Joaquin Phoenix - Ladder 49


Joaquin Phoenix - Ladder 49

PHOENIX RISES FROM THE ASHES AND COMES UP SMILING.
Joaquin Phoenix/Ladder 49 Interview by Paul Fischer in Los Angeles.

Over the years interviewing Joaquin Phoenix, it takes a lot to truly instill a degree of passion when it comes to his movie career. Yet when talking about his starring role as a fire-fighter in Ladder 49, there is a glint in the actor's eye. He knew from the outset that he wanted to be a part of a film that he felt was paying a genuine homage to the fire-fighters. ""When I first heard about this movie, I was excited," he recalls," but I was also somewhat hesitant because I was worried that it might be a typical Hollywood action movie. In the first screenplay, I saved everyone on my own, I was the best husband and the best father - Linda and I always had five minutes together every morning before I left to fight fires. However, I was surprised to discover the later version was quite emotional. There is a need to tell stories about heroes, but I've always avoided the typical hero role because it is almost never true to life. I always feel that there are contrived subplots in order to give the protagonist a sense of goodness. That's not the case with this movie - it's about bonding. We've all heard about the special bond between firefighters, but until I read this script, I really didn't think about how deeply those bonds extend beyond the job."
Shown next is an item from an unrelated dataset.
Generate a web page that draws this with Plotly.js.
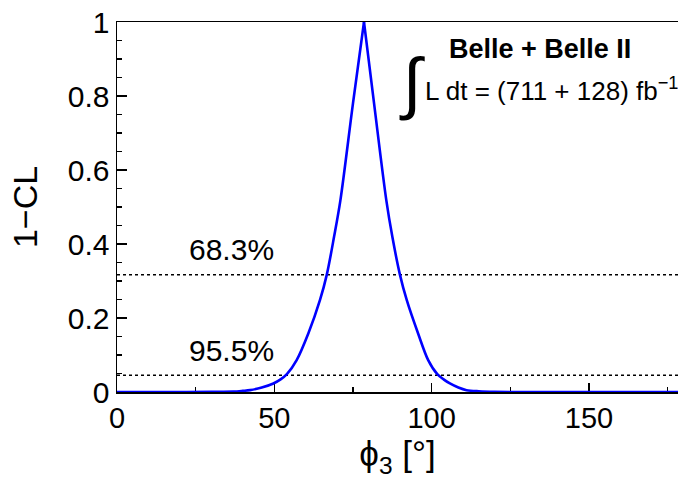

Phoenix was so committed to this film that he joined the Baltimore Fire Department and trained far more arduously that any of his fellow cast members. ""I wanted to experience as much as I could about what real fire-fighters go through," he explains. "It was also a question of hitting the books, taking the tests and learning to deal with the public. I also went on ride alongs, visited the firemen's' bars and hung out with them. In addition, I wanted to know how it would feel to be a rookie and a ten year veteran - so I embraced the opportunity to attend the training academy with all these kids and see their excitement and eagerness about going into the fire department. Then I met with the year veterans and saw the effect of fire fighting on their bodies and psyche - everyone's a bit more cynical. That sparkle of excitement and adventure has somewhat dimmed."

Ladder 49 follows the daily lives of a group of Baltimore fire-fighters. Phoenix plays a fire-fighter who becomes trapped inside a blazing 20-story building. While trapped, he reflects on his life and how he came to be a fire-fighter while his mentor, Chief Kennedy (John Travolta), pools all resources to rescue him. For Phoenix, the key to Ladder 49 was keeping it real. "The training that we did really helped form the story that affected the script. It always had its heart and had some grit to it. But initially it was just a north-eastern city, it wasn't Baltimore, and each department is different and once we got to Baltimore and learned the specifics of the Baltimore city fire department that helped make some difference. But to be honest there's a writer named Terry George that came in and saved or lives. He came in and went on the ride alongs with me. He hung out with all the guys, went to the bars afterwards everything we did he hung out with us for a couple weeks." The Terry George in question was actually the writer of Jim Sheridan's In the Name of the Father, who was about to direct Hotel Rwanda, which happens to feature a cameo by Phoenix. "That's why I did Hotel Rwanda. We were in pre-production for this and I asked him what he was doing and he said Hotel Rwanda and we talked about it. It was a great to be a part of that film and [Don] Cheadle is phenomenal in it," Phoenix enthuses, who plays a cameraman in the harrowing drama.

Phoenix, who was scared of heights filming the fire pole sequences in Ladder, had to deal with a bigger fear shooting the Johnny Cash biopic Walk the Line, in which he stars as the country singer. "It's weird. Like what helps you shake a character is to have another character. I don't know how to explain really what goes on. I don't even understand it," he says. The actor concedes that playing Cash was perhaps his toughest challenge thus farm, "Just because there were so many things that were foreign to me, such as playing guitar and singing. All of which was a lot of work. Phoenix had to do his own singing in front of a multitude of extras, the shy actor recalls laughingly. "I don't like to talk in front of ten people much less to get up in front of 200."

Throughout his consistently successful career, Phoenix has managed to stay away from typical fare, Gladiator notwithstanding, and it's a career that continues to thrive and fulfill him. "I wanna do things that reflect our experiences and our realty, I guess and I don't know what it's from. But those are movies that I love. When I see Dog Day Afternoon, as much as it's this wild story it's grounded in reality. All those characters seem authentic and to me it's a whole new way to make movies. I'm sure at some point I'll make some ridiculous frivolous comedy for the hell of it- just to say I did! But the thing that moved me always is these things in real life."